La proposition de loi prévoit en outre la ratification de l'ordonnance n° 2006-461 du 21 avril 2006 réformant la saisie immobilière qui, prise en application de l'habilitation conférée par l'article 24 de la loi n° 2005-842 du 28 juillet 2005 pour la confiance et la modernisation de l'économie, a permis de moderniser cette matière dont la lenteur, la complexité et le coût étaient dénoncés de tous ( article 5 ).

Les nombreuses personnes entendues par votre rapporteur ont attesté de la qualité de la réforme opérée par cette ordonnance.
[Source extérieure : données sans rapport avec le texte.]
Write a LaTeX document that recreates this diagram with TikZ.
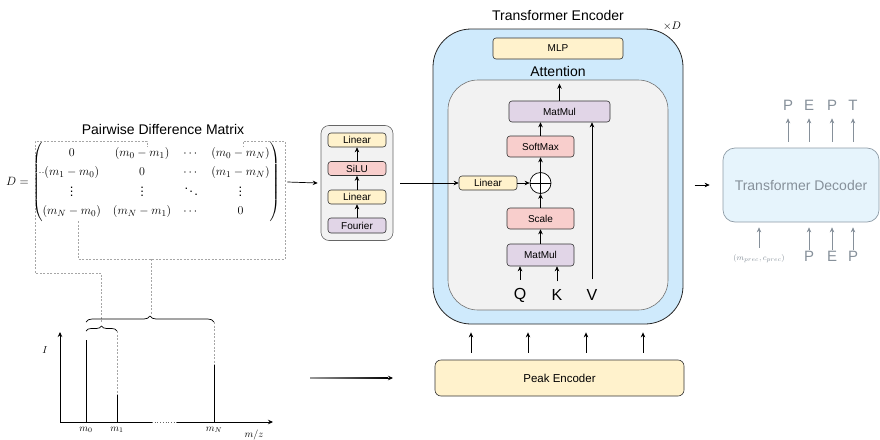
\documentclass[tikz,border=0pt]{standalone}
\usepackage{amsmath}
\usepackage[no-math]{fontspec}
\setmainfont{Liberation Sans}
\usetikzlibrary{arrows.meta,calc,decorations.pathreplacing}
\definecolor{cYel}{HTML}{FFF2CC}
\definecolor{cRed}{HTML}{F8CECC}
\definecolor{cPur}{HTML}{E1D5E7}
\definecolor{cBlue}{HTML}{CFEAFC}
\definecolor{cGray}{HTML}{F2F2F2}
\definecolor{cDec}{HTML}{E6F4FC}
\definecolor{cDecB}{HTML}{8E9BA6}
\definecolor{cDecT}{HTML}{86909A}
\newcommand{\myfs}[1]{\fontsize{#1}{#1}\selectfont}
\tikzset{
  blk/.style={draw=black!80, rounded corners=3pt, line width=0.6pt, font=\myfs{10}, inner sep=0pt},
  yel/.style={blk, fill=cYel},
  red/.style={blk, fill=cRed},
  pur/.style={blk, fill=cPur},
  arr/.style={-{Stealth[length=5pt,width=4.5pt]}, line width=0.7pt},
  garr/.style={arr, draw=cDecT},
  dsh/.style={draw=black!35, line width=0.5pt, dash pattern=on 2pt off 1.5pt},
  ttl/.style={font=\myfs{14}},
}
\begin{document}
\begin{tikzpicture}[x=1pt,y=-1pt]
\useasboundingbox (0,0) rectangle (880,439);

% ---------- Pairwise difference matrix ----------
\node[ttl] (pdmT) at (163,129) {Pairwise Difference Matrix};
\node[anchor=west, inner sep=0pt, font=\fontsize{13}{15.6}\selectfont] (D) at (6,182)
 {\renewcommand{\arraystretch}{1.2}\setlength{\arraycolsep}{6pt}$D=\begin{pmatrix}0 & (m_0-m_1) & \cdots & (m_0-m_N)\\ (m_1-m_0) & 0 & \cdots & (m_1-m_N)\\ \vdots & \vdots & \ddots & \vdots\\ (m_N-m_0)&(m_N-m_1)&\cdots&0\end{pmatrix}$};

% dashed guides
\draw[dsh] (101,322) -- (101,273) -- (35,273) -- (35,141) -- (147,141) -- (147,147);
\draw[dsh] (35,172) -- (44,172);
\draw[dsh] (78,221) -- (78,259) -- (285,259) -- (285,141) -- (243,141) -- (243,147);
\draw[dsh] (151,259) -- (151,315);
\draw[dsh] (117,331) -- (117,395);
\draw[dsh] (214,322) -- (214,365);

% ---------- Spectrum ----------
\coordinate (orig) at (60,422);
\coordinate (ytop) at (60,332);
\coordinate (gap1) at (152,422);
\coordinate (gap2) at (177,422);
\coordinate (xend) at (273,422);
\draw[arr] (orig) -- (ytop);
\draw[line width=0.7pt] (orig) -- (gap1);
\draw[line width=0.7pt, dotted, draw=black!60] (gap1) -- (gap2);
\draw[arr] (gap2) -- (xend);
\draw[line width=0.8pt] (86,422) -- (86,340);
\draw[line width=0.8pt] (117,422) -- (117,395);
\draw[line width=0.8pt] (214,422) -- (214,365);
\node[font=\myfs{10}] (lm0) at (86,430) {$m_0$};
\node[font=\myfs{10}] (lm1) at (117,430) {$m_1$};
\node[font=\myfs{10}] (lmN) at (214,430) {$m_N$};
\node[font=\myfs{10}] (lmz) at (254,435) {$m/z$};
\node[font=\myfs{10}] (lI) at (45,350) {$I$};
\draw[decorate, decoration={brace, amplitude=6pt}, line width=0.7pt] (86,322) -- (214,322);
\draw[decorate, decoration={brace, amplitude=5pt}, line width=0.7pt] (86,331) -- (117,331);

% bottom arrow to peak encoder
\coordinate (ba1) at (310,378);
\coordinate (ba2) at (393,378);
\shade[left color=black!40, right color=black] (310,377.4) rectangle (388,378.6);
\draw[arr] (386,378) -- (ba2);

% ---------- Fourier module ----------
\node[draw=black!60, fill=cGray, rounded corners=8pt, minimum width=72pt, minimum height=115pt, line width=0.6pt] (mod) at (357,183) {};
\node[yel, minimum width=58pt, minimum height=14pt] (lin1) at (357,140) {Linear};
\node[red, minimum width=58pt, minimum height=14pt] (silu) at (357,168.5) {SiLU};
\node[yel, minimum width=58pt, minimum height=14pt] (lin2) at (357,197) {Linear};
\node[pur, minimum width=58pt, minimum height=15pt] (four) at (357,225.5) {Fourier};
\draw[arr] (four) -- (lin2);
\draw[arr] (lin2) -- (silu);
\draw[arr] (silu) -- (lin1);
\draw[arr] ($(D.east)+(7,0)$) -- ($(mod.west)+(-3,0)$);

% ---------- Transformer encoder ----------
\node[draw=black!85, fill=cBlue, rounded corners=38pt, minimum width=250pt, minimum height=295pt, line width=0.8pt] (enc) at (558,176.5) {};
\node[ttl] (encT) at (558,15) {Transformer Encoder};
\node[font=\myfs{11}] (xD) at (672,26) {$\times D$};
\node[yel, minimum width=130pt, minimum height=21pt] (mlp) at (558,48.5) {MLP};
\node[ttl] (attT) at (558,71) {Attention};
\node[draw=black!55, fill=cGray, rounded corners=30pt, minimum width=220pt, minimum height=230pt, line width=0.6pt] (att) at (558,195) {};
\node[pur, minimum width=101pt, minimum height=21pt] (mm1) at (559.5,111.5) {MatMul};
\node[red, minimum width=67pt, minimum height=21pt] (soft) at (540.5,146.5) {SoftMax};
\node[circle, draw=black, line width=0.7pt, fill=white, minimum size=21pt, inner sep=0pt] (plus) at (540.5,183) {};
\draw[line width=0.7pt] (plus.north) -- (plus.south) (plus.west) -- (plus.east);
\node[yel, minimum width=58pt, minimum height=14pt] (lina) at (488,183) {Linear};
\node[red, minimum width=67pt, minimum height=21pt] (scale) at (540.5,218.5) {Scale};
\node[pur, minimum width=67pt, minimum height=22pt] (mm2) at (540.5,255) {MatMul};
\node[font=\myfs{16}, inner sep=1pt] (Q) at (520,295) {Q};
\node[font=\myfs{16}, inner sep=1pt] (K) at (557,295) {K};
\node[font=\myfs{16}, inner sep=1pt] (V) at (592,295) {V};

\draw[arr] (mm1.north) -- ($(mm1.north |- att.north)+(0,4)$);
\draw[arr] (soft.north) -- (soft.north |- mm1.south);
\draw[arr] (plus) -- (soft);
\draw[arr] (scale) -- (plus);
\draw[arr] (mm2) -- (scale);
\draw[arr] (lina) -- (plus);
\draw[arr] ($(Q.north)+(0,-7)$) -- (Q.north |- mm2.south);
\draw[arr] ($(K.north)+(0,-7)$) -- (K.north |- mm2.south);
\draw[arr] ($(V.north)+(0,-9)$) -- (V.north |- mm1.south);
\draw[arr] ($(mod.east)+(7,0)$) -- (lina.west);

% ---------- Peak encoder ----------
\node[yel, rounded corners=6pt, minimum width=249pt, minimum height=36pt, font=\myfs{11.5}] (pe) at (559.5,378) {Peak Encoder};
\foreach \dx in {-88.5,-31.5,26.5,83.5}
  \draw[arr] ($(pe.north)+(\dx,-7)$) -- ($(pe.north |- enc.south)+(\dx,8)$);

% ---------- Transformer decoder ----------
\node[draw=cDecB, fill=cDec, rounded corners=12pt, minimum width=156pt, minimum height=74pt, line width=0.7pt, text=cDecT, font=\myfs{14}] (dec) at (801,185) {Transformer Decoder};
\draw[arr] ($(dec.west)+(-28,0)$) -- ($(dec.west)+(-13,0)$);
\node[font=\myfs{15}, text=cDecT, inner sep=1pt] (o1) at (788,105) {P};
\node[font=\myfs{15}, text=cDecT, inner sep=1pt] (o2) at (809,105) {E};
\node[font=\myfs{15}, text=cDecT, inner sep=1pt] (o3) at (832,105) {P};
\node[font=\myfs{15}, text=cDecT, inner sep=1pt] (o4) at (853,105) {T};
\foreach \o in {o1,o2,o3,o4}
  \draw[garr] ($(dec.north -| \o)+(0,-6)$) -- ($(\o.south)+(0,7)$);
\node[font=\myfs{8}, text=cDecT, inner sep=1pt] (i1) at (759,259) {$(m_{prec},c_{prec})$};
\node[font=\myfs{15}, text=cDecT, inner sep=1pt] (i2) at (809,256) {P};
\node[font=\myfs{15}, text=cDecT, inner sep=1pt] (i3) at (832,256) {E};
\node[font=\myfs{15}, text=cDecT, inner sep=1pt] (i4) at (853,256) {P};
\draw[garr] ($(i1.north)+(0,-6)$) -- ($(dec.south -| i1)+(0,5)$);
\foreach \i in {i2,i3,i4}
  \draw[garr] (\i.north) -- ($(dec.south -| \i)+(0,5)$);
\end{tikzpicture}
\end{document}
Enfin, la proposition de loi permet au procureur de la République de requérir directement la force publique pour faire exécuter les décisions rendues sur le fondement des instruments internationaux et communautaires relatives au déplacement illicite international d'enfants , dans des conditions définies par décret en Conseil d'État ( article 6 ).

Les dispositions proposées, qui n'ont vocation à s'appliquer qu'en ultime recours, ont reçu l'approbation des représentants de la Fondation pour l'enfance 3 ( * ) entendus par votre rapporteur et sont conformes à la jurisprudence récente de la Cour européenne des droits de l'homme 4 ( * ) .

* 1 CEDH, 19 mars 1997, Epoux Hornsby c/ Grèce.

* 2 Cf le rapport n° 49 (1996-1997) de M. Pierre Fauchon au nom de la mission d'information sur les moyens de la justice présidée par M. Charles Jolibois, et le rapport n° 345 (2001-2002) de M. Christian Cointat au nom de la mission d'information sur l'évolution des métiers de la justice présidée par M. Jean-Jacques Hyest ( http://www.senat.fr/rap/r01-345/r01-345.html ).

* 3 Créée en 1977 à l'initiative de Mme Anne-Aymone Giscard d'Estaing, présidente-fontarice, la Fondation pour l'enfance a mis en place en 2004 un service d'écoute téléphonique « Sos Enfants Disparus » pour les familles ayant un enfant disparu : disparition inquiétante, fugue ou enlèvement parental. A cette fin, elle a signé une convention-cadre avec le ministère de la justice, le ministère de la famille et de l'enfance et l'Institut national d'aide aux victimes et de médiation (INAVEM). 2.882 appels ont été reçus par ce service en 2007.

* 4 CEDH, 6 décembre 2007, Maumousseau et Washington c/ France.